=== EXERCISE BRIEF ===
All the data must come back unchanged, except that pictures are left out.

=== GIVEN MATERIAL ===
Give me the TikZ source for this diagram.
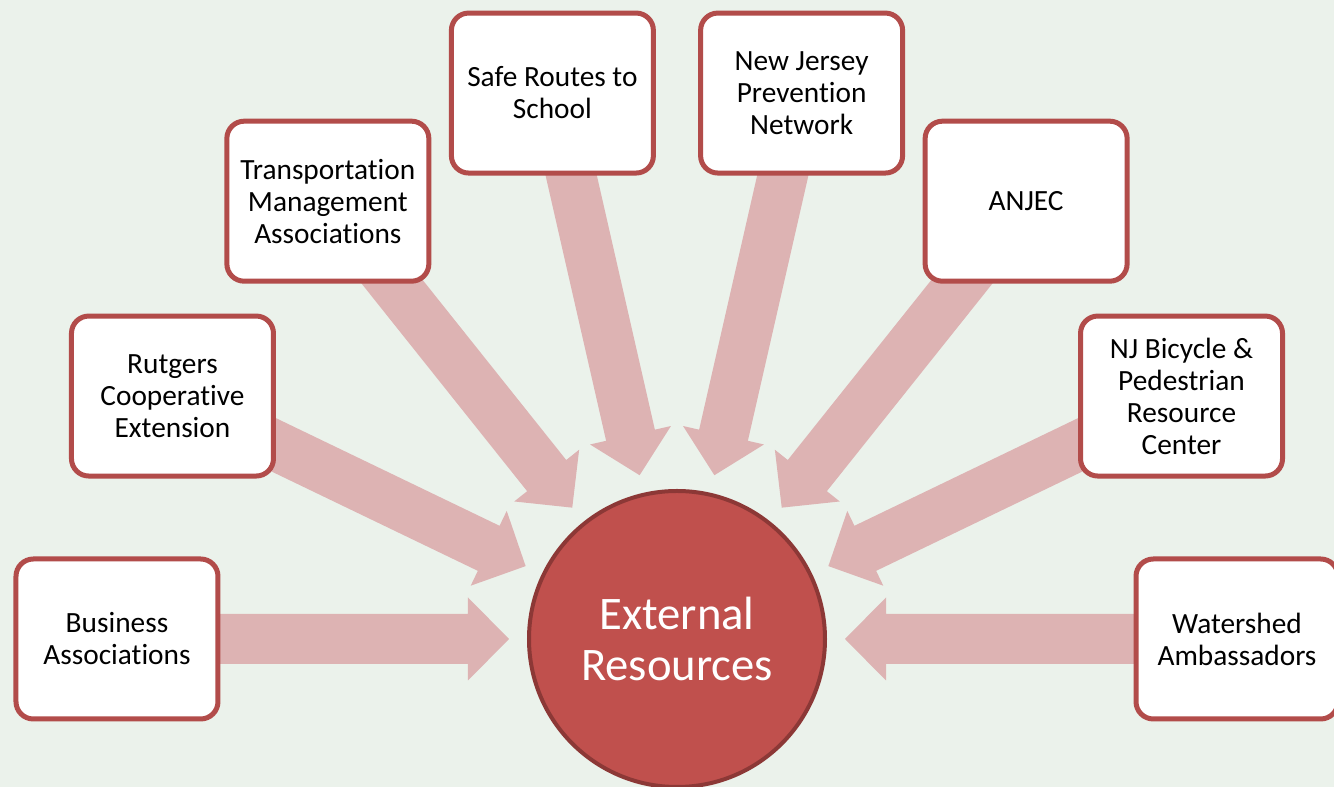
\documentclass[tikz,border=0pt]{standalone}
\usepackage{fontspec}
\setmainfont{Carlito}[Ligatures={NoCommon}]
\usetikzlibrary{calc}
\definecolor{bgc}{RGB}{235,242,235}
\definecolor{boxline}{RGB}{178,76,74}
\definecolor{circfill}{RGB}{192,80,77}
\definecolor{circline}{RGB}{140,56,54}
\definecolor{arrowc}{RGB}{221,179,179}
\pgfdeclarelayer{bg}
\pgfdeclarelayer{arrows}
\pgfsetlayers{bg,arrows,main}
\begin{document}
\begin{tikzpicture}[x=0.75pt,y=0.75pt,
  srcbox/.style={draw=boxline, line width=3.75pt, fill=white, rounded corners=13pt,
    minimum width=151.5pt, minimum height=120pt, align=center,
    font=\fontsize{22}{24}\selectfont, inner sep=2pt},
  hub/.style={circle, draw=circline, line width=3pt, fill=circfill, minimum size=222pt,
    inner sep=0pt, align=center, text=white, font=\fontsize{35}{38}\selectfont},
  blockarrow/.style={fill=arrowc}]
\useasboundingbox (-677,-148) rectangle (657,639);
\begin{pgfonlayer}{bg}
\fill[bgc] (-677,-148) rectangle (657,639);
\end{pgfonlayer}
\node[hub] (c) at (0,0) {External\\Resources};
\node[srcbox] (b1) at (180:560) {Business\\Associations};
\node[srcbox] (b2) at (154.2857:560) {Rutgers\\Cooperative\\Extension};
\node[srcbox] (b3) at (128.5714:560) {Transportation\\Management\\Associations};
\node[srcbox] (b4) at (102.8571:560) {Safe Routes to\\School};
\node[srcbox] (b5) at (77.1429:560) {New Jersey\\Prevention\\Network};
\node[srcbox] (b6) at (51.4286:560) {ANJEC};
\node[srcbox] (b7) at (25.7143:560) {NJ Bicycle \&\\Pedestrian\\Resource\\Center};
\node[srcbox] (b8) at (0:560) {Watershed\\Ambassadors};
\begin{pgfonlayer}{arrows}
\foreach \b in {b1,b2,b3,b4,b5,b6,b7,b8}
  \fill[blockarrow] let \p1=($(\b)-(c)$), \n1={atan2(\y1,\x1)} in
    [shift={(c)}, rotate=\n1] (168,0) -- (209,41.5) -- (209,25) -- (560,25)
    -- (560,-25) -- (209,-25) -- (209,-41.5) -- cycle;
\end{pgfonlayer}
\end{tikzpicture}
\end{document}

=== ANSWER TO THE EXERCISE ===
Give me the TikZ source for this diagram.
\documentclass[tikz,border=0pt]{standalone}
\usepackage{fontspec}
\setmainfont{Carlito}[Ligatures={NoCommon}]
\usetikzlibrary{calc}
\definecolor{bgc}{RGB}{235,242,235}
\definecolor{boxline}{RGB}{178,76,74}
\definecolor{circfill}{RGB}{192,80,77}
\definecolor{circline}{RGB}{140,56,54}
\definecolor{arrowc}{RGB}{221,179,179}
\pgfdeclarelayer{bg}
\pgfdeclarelayer{arrows}
\pgfsetlayers{bg,arrows,main}
\begin{document}
\begin{tikzpicture}[x=0.75pt,y=0.75pt,
  srcbox/.style={draw=boxline, line width=3.75pt, fill=white, rounded corners=13pt,
    minimum width=151.5pt, minimum height=120pt, align=center,
    font=\fontsize{22}{24}\selectfont, inner sep=2pt},
  hub/.style={circle, draw=circline, line width=3pt, fill=circfill, minimum size=222pt,
    inner sep=0pt, align=center, text=white, font=\fontsize{35}{38}\selectfont},
  blockarrow/.style={fill=arrowc}]
\useasboundingbox (-677,-148) rectangle (657,639);
\begin{pgfonlayer}{bg}
\fill[bgc] (-677,-148) rectangle (657,639);
\end{pgfonlayer}
\node[hub] (c) at (0,0) {External\\Resources};
\node[srcbox] (b1) at (180:560) {Business\\Associations};
\node[srcbox] (b2) at (154.2857:560) {Rutgers\\Cooperative\\Extension};
\node[srcbox] (b3) at (128.5714:560) {Transportation\\Management\\Associations};
\node[srcbox] (b4) at (102.8571:560) {Safe Routes to\\School};
\node[srcbox] (b5) at (77.1429:560) {New Jersey\\Prevention\\Network};
\node[srcbox] (b6) at (51.4286:560) {ANJEC};
\node[srcbox] (b7) at (25.7143:560) {NJ Bicycle \&\\Pedestrian\\Resource\\Center};
\node[srcbox] (b8) at (0:560) {Watershed\\Ambassadors};
\begin{pgfonlayer}{arrows}
\foreach \b in {b1,b2,b3,b4,b5,b6,b7,b8}
  \fill[blockarrow] let \p1=($(\b)-(c)$), \n1={atan2(\y1,\x1)} in
    [shift={(c)}, rotate=\n1] (168,0) -- (209,41.5) -- (209,25) -- (560,25)
    -- (560,-25) -- (209,-25) -- (209,-41.5) -- cycle;
\end{pgfonlayer}
\end{tikzpicture}
\end{document}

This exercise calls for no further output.